• _Problem requirements_: Your task is to reproduce, verbatim and without pictures, the lines from the opening of the listing through the line containing "pcts = [round(100".

□ □ □

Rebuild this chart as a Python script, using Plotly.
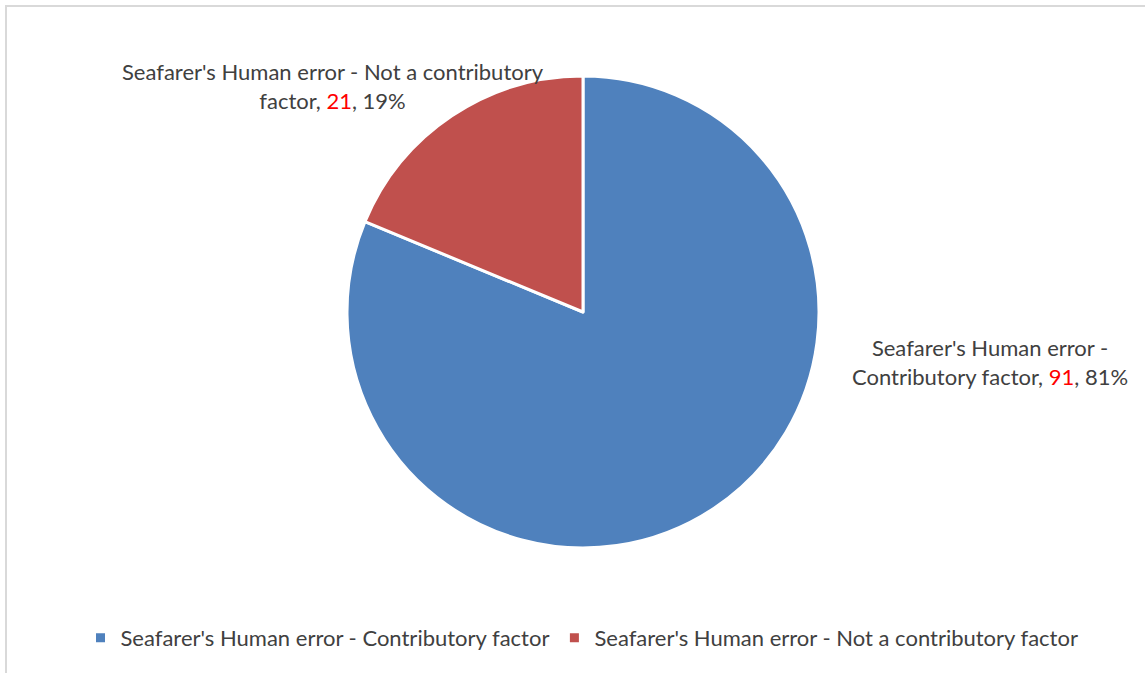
import plotly.graph_objects as go

# Incident causes: seafarer's human error as a contributory factor
categories = ["Seafarer's Human error - Contributory factor",
              "Seafarer's Human error - Not a contributory factor"]
counts = [91, 21]
colors = ["#4F81BD", "#C0504D"]

W, H = 1145, 673
FONT = "Lato"
TEXT_COLOR = "#404040"

total = sum(counts)
pcts = [round(100 * c / total) for c in counts]

fig = go.Figure(go.Pie(
    labels=categories,
    values=counts,
    sort=False,
    direction="clockwise",
    rotation=0,
    marker=dict(colors=colors, line=dict(color="white", width=3)),
    textinfo="none",
    hoverinfo="label+value+percent",
    domain=dict(x=[347 / W, 819 / W], y=[1 - 548 / H, 1 - 76 / H]),
    showlegend=True,
))

# Data labels: category name, count (in red) and share
label_lines = [
    ("Seafarer's Human error -<br>Contributory factor, ", 990, 362),
    ("Seafarer's Human error - Not a contributory<br>factor, ", 333, 86),
]
for i, (prefix, px, py) in enumerate(label_lines):
    fig.add_annotation(
        x=px / W, y=1 - py / H, xref="paper", yref="paper",
        text=f"{prefix}<span style='color:#FF0000'>{counts[i]}</span>, {pcts[i]}%",
        showarrow=False, align="center",
        font=dict(family=FONT, size=22, color=TEXT_COLOR),
        xanchor="center", yanchor="middle",
    )

# Chart-area frame
fig.add_shape(type="rect", xref="paper", yref="paper",
              x0=6 / W, x1=1.05, y0=-0.05, y1=1 - 6 / H,
              line=dict(color="#D9D9D9", width=2), fillcolor="rgba(0,0,0,0)")

fig.update_layout(
    width=W, height=H,
    margin=dict(l=0, r=0, t=0, b=0),
    paper_bgcolor="white",
    plot_bgcolor="white",
    font=dict(family=FONT, color=TEXT_COLOR),
    legend=dict(
        orientation="h", x=582 / W, xanchor="center", y=1 - 638 / H, yanchor="middle",
        font=dict(family=FONT, size=22, color=TEXT_COLOR),
        itemwidth=30, tracegroupgap=0,
    ),
)

fig.write_html("out.html")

□ □ □

• _Full response_:
Rebuild this chart as a Python script, using Plotly.
import plotly.graph_objects as go

# Incident causes: seafarer's human error as a contributory factor
categories = ["Seafarer's Human error - Contributory factor",
              "Seafarer's Human error - Not a contributory factor"]
counts = [91, 21]
colors = ["#4F81BD", "#C0504D"]

W, H = 1145, 673
FONT = "Lato"
TEXT_COLOR = "#404040"

total = sum(counts)
pcts = [round(100 * c / total) for c in counts]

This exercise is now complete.